»»
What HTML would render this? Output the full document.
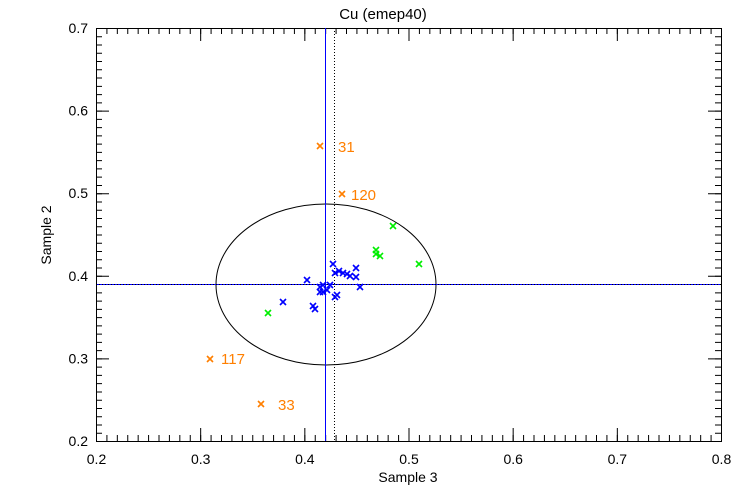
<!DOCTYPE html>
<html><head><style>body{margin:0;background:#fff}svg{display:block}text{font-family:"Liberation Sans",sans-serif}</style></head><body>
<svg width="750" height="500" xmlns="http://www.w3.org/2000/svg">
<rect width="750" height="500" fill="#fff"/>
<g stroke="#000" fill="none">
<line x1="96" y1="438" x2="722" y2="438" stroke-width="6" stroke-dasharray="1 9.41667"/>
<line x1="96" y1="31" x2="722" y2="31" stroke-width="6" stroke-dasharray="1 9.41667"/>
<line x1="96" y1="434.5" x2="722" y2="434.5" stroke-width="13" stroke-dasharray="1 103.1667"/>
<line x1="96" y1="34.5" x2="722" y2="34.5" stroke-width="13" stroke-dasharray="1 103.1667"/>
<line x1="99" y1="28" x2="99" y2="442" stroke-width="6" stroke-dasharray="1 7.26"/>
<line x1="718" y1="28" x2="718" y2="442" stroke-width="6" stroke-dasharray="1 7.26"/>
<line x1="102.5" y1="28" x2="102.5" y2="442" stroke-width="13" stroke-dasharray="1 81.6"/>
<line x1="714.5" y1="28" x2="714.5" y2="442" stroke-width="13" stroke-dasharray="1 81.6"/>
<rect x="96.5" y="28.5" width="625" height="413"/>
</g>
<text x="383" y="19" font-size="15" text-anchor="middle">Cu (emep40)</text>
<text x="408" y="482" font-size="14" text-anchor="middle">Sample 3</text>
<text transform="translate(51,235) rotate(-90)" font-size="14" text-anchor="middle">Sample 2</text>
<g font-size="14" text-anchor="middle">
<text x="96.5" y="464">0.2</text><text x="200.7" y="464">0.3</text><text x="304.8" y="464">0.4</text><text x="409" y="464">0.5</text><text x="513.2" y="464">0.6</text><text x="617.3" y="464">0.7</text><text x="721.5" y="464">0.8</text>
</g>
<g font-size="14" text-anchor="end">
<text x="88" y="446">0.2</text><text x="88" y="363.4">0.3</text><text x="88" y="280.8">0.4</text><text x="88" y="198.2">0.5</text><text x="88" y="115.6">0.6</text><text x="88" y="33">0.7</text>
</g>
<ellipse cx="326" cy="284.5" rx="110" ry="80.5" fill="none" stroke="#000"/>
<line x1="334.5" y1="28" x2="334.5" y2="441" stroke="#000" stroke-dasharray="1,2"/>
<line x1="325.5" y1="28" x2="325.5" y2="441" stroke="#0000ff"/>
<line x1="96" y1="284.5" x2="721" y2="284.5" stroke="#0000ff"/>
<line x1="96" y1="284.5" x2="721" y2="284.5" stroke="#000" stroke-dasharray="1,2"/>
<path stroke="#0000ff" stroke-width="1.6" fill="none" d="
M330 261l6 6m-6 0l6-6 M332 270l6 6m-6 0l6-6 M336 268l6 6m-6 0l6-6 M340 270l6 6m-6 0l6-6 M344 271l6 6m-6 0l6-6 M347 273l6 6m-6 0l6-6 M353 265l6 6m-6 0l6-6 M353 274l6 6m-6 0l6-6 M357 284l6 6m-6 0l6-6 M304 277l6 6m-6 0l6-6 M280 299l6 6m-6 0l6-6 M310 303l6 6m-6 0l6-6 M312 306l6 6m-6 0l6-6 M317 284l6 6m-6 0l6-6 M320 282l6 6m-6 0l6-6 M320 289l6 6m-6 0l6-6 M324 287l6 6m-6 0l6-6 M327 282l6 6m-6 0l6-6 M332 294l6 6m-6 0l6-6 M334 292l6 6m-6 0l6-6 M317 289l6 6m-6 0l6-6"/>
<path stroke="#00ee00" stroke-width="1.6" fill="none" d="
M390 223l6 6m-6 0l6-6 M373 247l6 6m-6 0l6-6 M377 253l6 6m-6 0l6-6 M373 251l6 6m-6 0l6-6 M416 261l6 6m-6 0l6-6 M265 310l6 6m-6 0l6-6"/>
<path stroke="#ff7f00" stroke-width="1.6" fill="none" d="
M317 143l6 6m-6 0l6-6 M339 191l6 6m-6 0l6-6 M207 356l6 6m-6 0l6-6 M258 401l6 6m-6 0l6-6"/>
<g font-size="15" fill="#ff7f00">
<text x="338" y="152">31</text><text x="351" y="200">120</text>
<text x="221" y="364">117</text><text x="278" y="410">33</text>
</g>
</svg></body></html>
««
■ TASK STATEMENT:
Without including any picture, repeat the data exactly.

■ EXPECTED OUTPUT:
What HTML would render this? Output the full document.
<!DOCTYPE html>
<html><head><style>body{margin:0;background:#fff}svg{display:block}text{font-family:"Liberation Sans",sans-serif}</style></head><body>
<svg width="750" height="500" xmlns="http://www.w3.org/2000/svg">
<rect width="750" height="500" fill="#fff"/>
<g stroke="#000" fill="none">
<line x1="96" y1="438" x2="722" y2="438" stroke-width="6" stroke-dasharray="1 9.41667"/>
<line x1="96" y1="31" x2="722" y2="31" stroke-width="6" stroke-dasharray="1 9.41667"/>
<line x1="96" y1="434.5" x2="722" y2="434.5" stroke-width="13" stroke-dasharray="1 103.1667"/>
<line x1="96" y1="34.5" x2="722" y2="34.5" stroke-width="13" stroke-dasharray="1 103.1667"/>
<line x1="99" y1="28" x2="99" y2="442" stroke-width="6" stroke-dasharray="1 7.26"/>
<line x1="718" y1="28" x2="718" y2="442" stroke-width="6" stroke-dasharray="1 7.26"/>
<line x1="102.5" y1="28" x2="102.5" y2="442" stroke-width="13" stroke-dasharray="1 81.6"/>
<line x1="714.5" y1="28" x2="714.5" y2="442" stroke-width="13" stroke-dasharray="1 81.6"/>
<rect x="96.5" y="28.5" width="625" height="413"/>
</g>
<text x="383" y="19" font-size="15" text-anchor="middle">Cu (emep40)</text>
<text x="408" y="482" font-size="14" text-anchor="middle">Sample 3</text>
<text transform="translate(51,235) rotate(-90)" font-size="14" text-anchor="middle">Sample 2</text>
<g font-size="14" text-anchor="middle">
<text x="96.5" y="464">0.2</text><text x="200.7" y="464">0.3</text><text x="304.8" y="464">0.4</text><text x="409" y="464">0.5</text><text x="513.2" y="464">0.6</text><text x="617.3" y="464">0.7</text><text x="721.5" y="464">0.8</text>
</g>
<g font-size="14" text-anchor="end">
<text x="88" y="446">0.2</text><text x="88" y="363.4">0.3</text><text x="88" y="280.8">0.4</text><text x="88" y="198.2">0.5</text><text x="88" y="115.6">0.6</text><text x="88" y="33">0.7</text>
</g>
<ellipse cx="326" cy="284.5" rx="110" ry="80.5" fill="none" stroke="#000"/>
<line x1="334.5" y1="28" x2="334.5" y2="441" stroke="#000" stroke-dasharray="1,2"/>
<line x1="325.5" y1="28" x2="325.5" y2="441" stroke="#0000ff"/>
<line x1="96" y1="284.5" x2="721" y2="284.5" stroke="#0000ff"/>
<line x1="96" y1="284.5" x2="721" y2="284.5" stroke="#000" stroke-dasharray="1,2"/>
<path stroke="#0000ff" stroke-width="1.6" fill="none" d="
M330 261l6 6m-6 0l6-6 M332 270l6 6m-6 0l6-6 M336 268l6 6m-6 0l6-6 M340 270l6 6m-6 0l6-6 M344 271l6 6m-6 0l6-6 M347 273l6 6m-6 0l6-6 M353 265l6 6m-6 0l6-6 M353 274l6 6m-6 0l6-6 M357 284l6 6m-6 0l6-6 M304 277l6 6m-6 0l6-6 M280 299l6 6m-6 0l6-6 M310 303l6 6m-6 0l6-6 M312 306l6 6m-6 0l6-6 M317 284l6 6m-6 0l6-6 M320 282l6 6m-6 0l6-6 M320 289l6 6m-6 0l6-6 M324 287l6 6m-6 0l6-6 M327 282l6 6m-6 0l6-6 M332 294l6 6m-6 0l6-6 M334 292l6 6m-6 0l6-6 M317 289l6 6m-6 0l6-6"/>
<path stroke="#00ee00" stroke-width="1.6" fill="none" d="
M390 223l6 6m-6 0l6-6 M373 247l6 6m-6 0l6-6 M377 253l6 6m-6 0l6-6 M373 251l6 6m-6 0l6-6 M416 261l6 6m-6 0l6-6 M265 310l6 6m-6 0l6-6"/>
<path stroke="#ff7f00" stroke-width="1.6" fill="none" d="
M317 143l6 6m-6 0l6-6 M339 191l6 6m-6 0l6-6 M207 356l6 6m-6 0l6-6 M258 401l6 6m-6 0l6-6"/>
<g font-size="15" fill="#ff7f00">
<text x="338" y="152">31</text><text x="351" y="200">120</text>
<text x="221" y="364">117</text><text x="278" y="410">33</text>
</g>
</svg></body></html>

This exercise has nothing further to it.